Geciane Porto, artista e professora da Faculdade de Economia, Administração e Contabilidade de Ribeirão Preto (FEA-RP) da USP, também aprecia o encontro entre matemática e arte: “O vídeo propõe uma instigante discussão sobre a fluidez do processo criativo nas artes e na matemática, campos que, em geral, são percebidos como completamente distintos. Mas que possuem uma inusitada convergência. A matemática e a arte estão em busca da essência dos objetos/representação, ou seja, teoremas, obras de arte não existentes no plano real, mas que tornam-se concretos como resultado do trabalho matemático e artístico, ou seja, resultados do processo criativo”.
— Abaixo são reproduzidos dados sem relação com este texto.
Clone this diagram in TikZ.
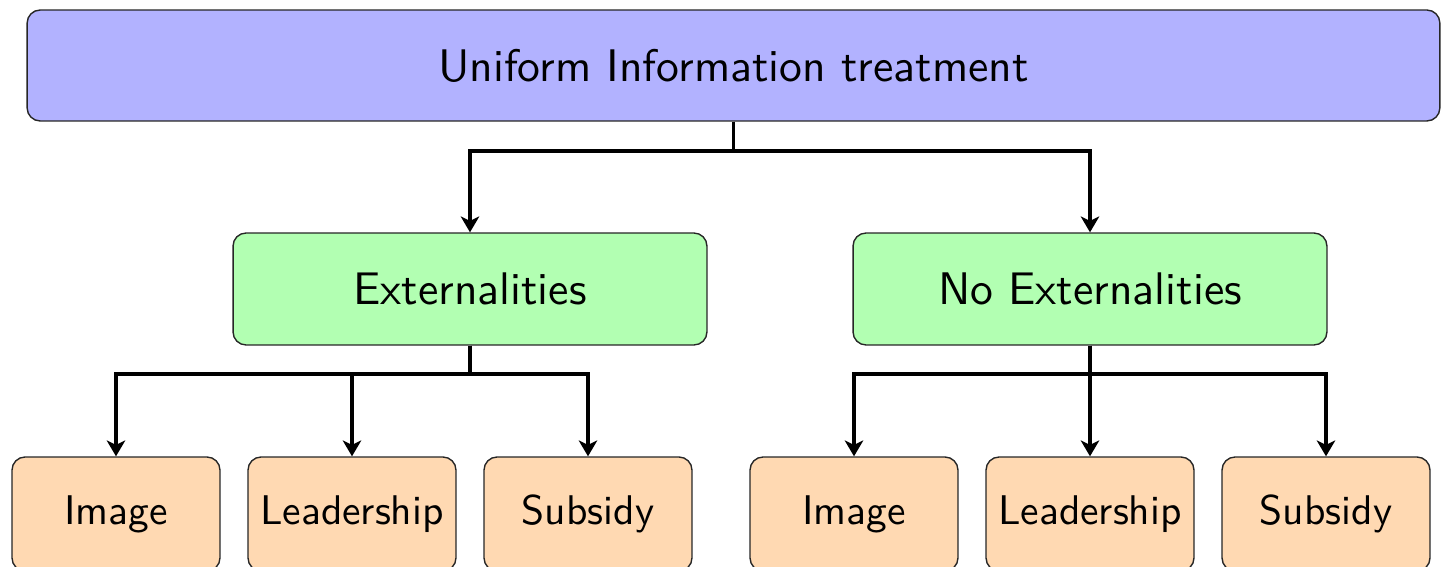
\documentclass[tikz,border=0pt]{standalone}
\usepackage{fontspec}
\newfontfamily\lmten{lmsans10-regular}[Extension=.otf]
\usetikzlibrary{arrows.meta}
\begin{document}
\begin{tikzpicture}[x=0.02cm,y=-0.02cm,
  box/.style={draw=black!85, line width=0.8pt, rounded corners=0.26cm, align=center,
     font=\lmten\fontsize{26}{31}\selectfont, inner sep=0pt},
  topbox/.style={box, fill=blue!30, minimum width=28.26cm, minimum height=2.22cm},
  midbox/.style={box, fill=green!30, minimum width=9.48cm, minimum height=2.24cm},
  leafbox/.style={box, fill=orange!30, minimum width=4.16cm, minimum height=2.28cm,
     font=\lmten\fontsize{23.6}{28}\selectfont},
  conn/.style={line width=2.2pt, -{Stealth[length=9pt,width=10.5pt,inset=2.5pt]}}]
\clip (0,0) rectangle (1441,567);
\node[topbox] (top) at (733.5,65.5) {Uniform Information treatment};
\node[midbox] (ext) at (470,289) {Externalities};
\node[midbox] (noext) at (1090,289) {No Externalities};
\node[leafbox] (a1) at (116,514) {Image};
\node[leafbox] (a2) at (352,514) {Leadership};
\node[leafbox] (a3) at (588,514) {Subsidy};
\node[leafbox] (b1) at (854,514) {Image};
\node[leafbox] (b2) at (1090,514) {Leadership};
\node[leafbox] (b3) at (1326,514) {Subsidy};
\draw[conn] (top.south) -- ++(0,29) -| (ext.north);
\draw[conn] (top.south) -- ++(0,29) -| (noext.north);
\draw[conn] (ext.south) -- ++(0,28) -| (a1.north);
\draw[conn] (ext.south) -- ++(0,28) -| (a2.north);
\draw[conn] (ext.south) -- ++(0,28) -| (a3.north);
\draw[conn] (noext.south) -- ++(0,28) -| (b1.north);
\draw[conn] (noext.south) -- (b2.north);
\draw[conn] (noext.south) -- ++(0,28) -| (b3.north);
\end{tikzpicture}
\end{document}
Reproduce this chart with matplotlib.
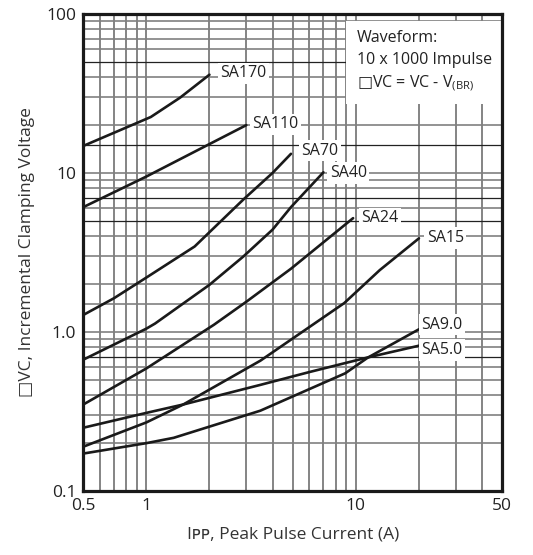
import matplotlib
matplotlib.use("Agg")
import matplotlib.pyplot as plt

plt.rcParams['font.family'] = ['Open Sans', 'DejaVu Sans']

# ── DATA ─────────────────────────────────────────────────────────────────────
sa170_x = [0.5, 1.05, 1.45, 2.0]
sa170_y = [14.8, 22.5, 29.8, 41.5]

sa110_x = [0.5, 1.0, 2.0, 3.0]
sa110_y = [6.1, 9.5, 15.2, 20.0]

sa70_x = [0.5, 0.7, 1.0, 1.7, 2.9, 4.0, 4.9]
sa70_y = [1.28, 1.63, 2.2, 3.45, 6.8, 10.0, 13.2]

sa40_x = [0.5, 1.0, 1.1, 2.0, 2.9, 4.0, 4.9, 7.0]
sa40_y = [0.67, 1.05, 1.13, 1.98, 2.98, 4.4, 6.1, 10.1]

sa24_x = [0.5, 1.0, 2.1, 3.0, 4.9, 9.7]
sa24_y = [0.35, 0.59, 1.11, 1.55, 2.5, 5.2]

sa15_x = [0.5, 1.0, 1.5, 3.5, 8.8, 13.0, 20.0]
sa15_y = [0.19, 0.27, 0.35, 0.66, 1.52, 2.45, 3.88]

sa9_x = [0.5, 1.0, 1.35, 3.5, 8.9, 11.4, 20.0]
sa9_y = [0.172, 0.20, 0.216, 0.32, 0.55, 0.69, 1.04]

sa5_x = [0.5, 1.0, 1.5, 3.5, 6.0, 11.3, 20.0]
sa5_y = [0.25, 0.31, 0.35, 0.465, 0.56, 0.69, 0.82]

series = [
    ("SA170", sa170_x, sa170_y, (2.25, 42.5)),
    ("SA110", sa110_x, sa110_y, (3.2, 20.3)),
    ("SA70",  sa70_x,  sa70_y,  (5.5, 13.8)),
    ("SA40",  sa40_x,  sa40_y,  (7.5, 10.0)),
    ("SA24",  sa24_x,  sa24_y,  (10.6, 5.2)),
    ("SA15",  sa15_x,  sa15_y,  (21.8, 3.9)),
    ("SA9.0", sa9_x,   sa9_y,   (20.6, 1.11)),
    ("SA5.0", sa5_x,   sa5_y,   (20.6, 0.77)),
]

x_ticks = [0.5, 1, 10, 50]
x_ticklabels = ["0.5", "1", "10", "50"]
y_ticks = [0.1, 1, 10, 100]
y_ticklabels = ["0.1", "1.0", "10", "100"]

x_grid = [0.6, 0.7, 0.8, 0.9, 1, 2, 3, 4, 5, 6, 7, 8, 9, 10, 20, 30, 40]
y_grid = [0.2, 0.3, 0.4, 0.5, 0.6, 0.8, 0.9, 1, 1.5, 2, 3, 4, 6, 8, 9,
          10, 20, 30, 40, 60, 70, 80, 90]
y_grid_dark = [0.7, 5, 7, 15, 50]

# ── PLOT ─────────────────────────────────────────────────────────────────────
fig = plt.figure(figsize=(5.33, 5.55), dpi=100)
ax = fig.add_axes([0.1563, 0.1153, 0.7861, 0.8595])
ax.set_xscale("log")
ax.set_yscale("log")
ax.set_xlim(0.5, 50)
ax.set_ylim(0.1, 100)

for gx in x_grid:
    ax.axvline(gx, color="#707070", lw=1.2, zorder=1)
for gy in y_grid:
    ax.axhline(gy, color="#808080", lw=1.2, zorder=1)
for gy in y_grid_dark:
    ax.axhline(gy, color="#222222", lw=0.9, zorder=1)

for name, xs, ys, (lx, ly) in series:
    ax.plot(xs, ys, color="#1a1a1a", lw=1.9, zorder=3, solid_capstyle="round")
    ax.text(lx, ly, name, fontsize=11.5, ha="left", va="center", color="#222222",
            zorder=4, bbox=dict(facecolor="white", edgecolor="none", pad=1.8))

# waveform note box
ax.text(0.653, 0.966, "Waveform:\n10 x 1000 Impulse\n"
        "$\\mathrm{\u25a1}$VC = VC - V$_{\\mathregular{(BR)}}$",
        transform=ax.transAxes, fontsize=11.5, ha="left", va="top",
        color="#222222", linespacing=1.45, zorder=5,
        bbox=dict(facecolor="white", edgecolor="none", pad=8))

ax.set_xticks(x_ticks)
ax.set_xticklabels(x_ticklabels)
ax.set_yticks(y_ticks)
ax.set_yticklabels(y_ticklabels)
ax.minorticks_off()
ax.tick_params(length=0, labelsize=12.5, pad=5, colors="#222222")

for sp in ax.spines.values():
    sp.set_linewidth(2.3)
    sp.set_color("#1a1a1a")
    sp.set_zorder(6)

ax.set_xlabel("I\u1d18\u1d18, Peak Pulse Current (A)", fontsize=12.5,
              color="#333333", labelpad=9)
ax.set_ylabel("\u25a1VC, Incremental Clamping Voltage", fontsize=12.5,
              color="#333333", labelpad=8)

fig.savefig("out.png", dpi=100)
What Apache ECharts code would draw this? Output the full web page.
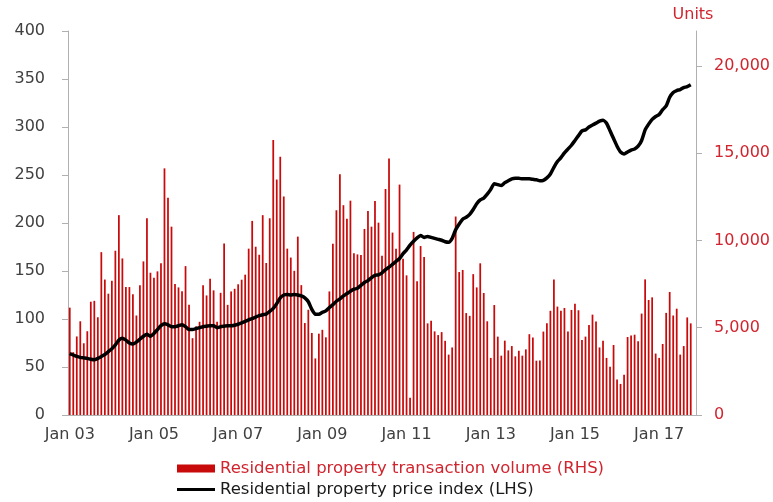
<!DOCTYPE html>
<html>
<head>
<meta charset="utf-8">
<title>Residential property</title>
<script src="https://cdn.jsdelivr.net/npm/echarts@6/dist/echarts.min.js"></script>
<style>
    html, body { margin: 0; padding: 0; background: #fff; }
    #chart { width: 773px; height: 502px; }
</style>
</head>
<body>
<div id="chart"></div>
<script>
// months Jan 03 .. Nov 17
const startYear = 2003
const monthCount = 179
const months = []
for (let i = 0; i < monthCount; i++) {
    const yy = String((startYear + Math.floor(i / 12)) % 100).padStart(2, '0')
    const mm = ['Jan', 'Feb', 'Mar', 'Apr', 'May', 'Jun', 'Jul', 'Aug', 'Sep', 'Oct', 'Nov', 'Dec'][i % 12]
    months.push(mm + ' ' + yy)
}

// transaction volume, units (RHS)
const volume = [
    6150, 3600, 4500, 5370, 4110, 4800, 6490, 6540, 5600, 9330, 7760, 6950,
    7690, 9410, 11450, 8970, 7330, 7330, 6920, 5700, 7430, 8800, 11270, 8150,
    7870, 8230, 8690, 14130, 12440, 10790, 7500, 7310, 7090, 8530, 6310, 4400,
    5080, 5340, 7440, 6850, 7800, 7140, 5340, 7000, 9820, 6310, 7080, 7230,
    7490, 7750, 8040, 9530, 11120, 9640, 9180, 11450, 8710, 11270, 15760, 13490,
    14800, 12520, 9530, 9020, 8260, 10220, 7440, 5270, 6030, 4700, 3240, 4660,
    4880, 4450, 7080, 9810, 11730, 13800, 12020, 11250, 12280, 9260, 9200, 9170,
    10660, 11690, 10790, 12260, 11020, 9130, 12950, 14700, 10450, 9520, 13200, 8950,
    8000, 990, 10490, 7660, 9680, 9050, 5250, 5400, 4790, 4580, 4750, 4250,
    3460, 3870, 11370, 8190, 8310, 5840, 5680, 8070, 7310, 8690, 6990, 5370,
    3270, 6300, 4490, 3400, 4260, 3700, 3950, 3360, 3680, 3400, 3760, 4630,
    4440, 3110, 3120, 4780, 5250, 5970, 7770, 6210, 5970, 6130, 4790, 6020,
    6380, 6000, 4300, 4490, 5160, 5750, 5350, 3870, 4260, 3270, 2770, 4010,
    2030, 1780, 2310, 4470, 4560, 4600, 4220, 5810, 7770, 6590, 6740, 3520,
    3270, 4070, 5850, 7050, 5700, 6090, 3460, 3950, 5590, 5250, null
]

// price index (LHS)
const priceIndex = [
    64, 62.5, 61, 60, 59.5, 59, 58, 57.5, 59, 61, 63, 66,
    69, 73, 78, 80, 78, 75, 74, 76, 79, 82, 84, 82,
    85, 89, 93, 95, 94, 92, 92, 93, 94, 92, 89, 89,
    90, 91, 92, 92.5, 93, 93, 91, 92, 92.5, 93, 93, 93.5,
    94.5, 96, 97.5, 99, 100.5, 102, 103.5, 104.5, 105, 108, 111, 116,
    122, 125, 125.5, 125, 125.5, 125, 124, 122, 118, 110, 105, 105,
    107, 108.5, 112, 115, 118.5, 121, 124, 126.5, 129, 131, 132, 135,
    138, 140, 143, 145.5, 146, 148, 151.5, 154, 157, 160, 163, 168,
    172, 177, 181, 184.5, 187, 185, 186, 185, 184, 183, 182, 180.5,
    180, 184, 193, 199, 204, 206, 209, 214, 220, 224, 226, 230,
    235, 241, 240, 239, 242, 244, 246, 246.5, 246.5, 246, 246, 246,
    245.5, 245, 244, 244.5, 247, 251, 258, 264, 268, 273, 277, 281,
    286, 291, 296, 297, 300, 302, 304, 306, 307, 304, 296, 288,
    280, 274, 272, 274, 276, 277, 280, 286, 297, 303, 308, 311,
    313, 318, 322, 331, 336, 338, 339, 341, 342, 344, null
]

const volumeName = 'Residential property transaction volume (RHS)'
const priceName = 'Residential property price index (LHS)'

const red = '#c80a0a'
const redText = '#d0252f'
const greyText = '#404040'
const axisGrey = '#b0b0b0'
const font = 'DejaVu Sans'

const chart = echarts.init(document.getElementById('chart'))

chart.setOption({
    animation: false,
    backgroundColor: '#fff',
    textStyle: { fontFamily: font },
    grid: { left: 68, right: 77, top: 31, bottom: 87 },
    legend: {
        orient: 'vertical',
        left: 177,
        top: 460,
        padding: 0,
        itemWidth: 38,
        itemHeight: 8,
        itemGap: 4,
        textStyle: { fontFamily: font, fontSize: 16.5, lineHeight: 16 },
        data: [
            { name: volumeName, icon: 'rect', textStyle: { color: redText } },
            { name: priceName, icon: 'path://M0 0H38V3H0Z', textStyle: { color: '#1a1a1a' } }
        ]
    },
    xAxis: {
        type: 'category',
        data: months,
        boundaryGap: true,
        axisLine: { lineStyle: { color: axisGrey } },
        axisTick: { interval: 23, length: 5, lineStyle: { color: axisGrey } },
        axisLabel: {
            interval: 23,
            margin: 12,
            color: greyText,
            fontFamily: font,
            fontSize: 16
        }
    },
    yAxis: [
        {
            type: 'value',
            min: 0,
            max: 400,
            interval: 50,
            splitLine: { show: false },
            axisLine: { show: true, lineStyle: { color: axisGrey } },
            axisTick: { show: true, length: 6, lineStyle: { color: axisGrey } },
            axisLabel: { margin: 23, color: greyText, fontFamily: font, fontSize: 16 }
        },
        {
            type: 'value',
            position: 'right',
            min: 0,
            max: 22000,
            interval: 5000,
            name: 'Units',
            nameLocation: 'end',
            nameGap: 8,
            nameTextStyle: { color: redText, fontFamily: font, fontSize: 16, padding: [0, 6, 0, 0] },
            splitLine: { show: false },
            axisLine: { show: true, lineStyle: { color: axisGrey } },
            axisTick: { show: true, length: 6, lineStyle: { color: axisGrey } },
            axisLabel: {
                margin: 18,
                showMaxLabel: false,
                color: redText,
                fontFamily: font,
                fontSize: 16,
                formatter: v => v.toLocaleString('en-US')
            }
        }
    ],
    series: [
        {
            name: volumeName,
            type: 'bar',
            yAxisIndex: 1,
            data: volume,
            barWidth: '50%',
            itemStyle: { color: red }
        },
        {
            name: priceName,
            type: 'line',
            yAxisIndex: 0,
            data: priceIndex,
            symbol: 'none',
            smooth: 0.2,
            lineStyle: { color: '#000', width: 3.5 },
            itemStyle: { color: '#000' }
        }
    ]
})
</script>
</body>
</html>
Lisbeth Rebollo, presidente da Associação Internacional de Críticos de Arte (Aica) e professora da Escola de Comunicações e Artes (ECA) da USP, acha importante a iniciativa dos matemáticos e muito interessante a análise das obras de Tarsila do Amaral, Max Bill e Karel Appel.  “A interface entre as disciplinas do saber é sempre muito interessante.”

Na visão de Sandra Makowieky, presidente da Associação Brasileira de Críticos de Arte e professora do Departamento de Artes Visuais da Universidade do Estado de Santa Catarina (Udesc), a arte é uma expressão ou um produto do conhecimento científico. “O escultor Waltércio Caldas diz que a realização de uma obra se dá na medida em que vai encontrando condições de transformar algo que não havia em coisa que existe. O sentido não está presente nas coisas, cabe a artistas e receptores, aos matemáticos, armar sérias conexões para devolver ao trabalho que realizam um acréscimo ao mundo”, assinala. “Arte e matemática lidam com essas abstrações. Além desse acréscimo ao mundo, evidenciamos que artistas e matemáticos são como atores que encenam o texto de um outro autor, de tal modo que o principal ‘ato’ de um texto é repor os textos anteriores que foram decisivos para a existência do seu. Nada se dá de forma isolada, não há como não considerar o que veio antes. O vídeo mostra essa relação.”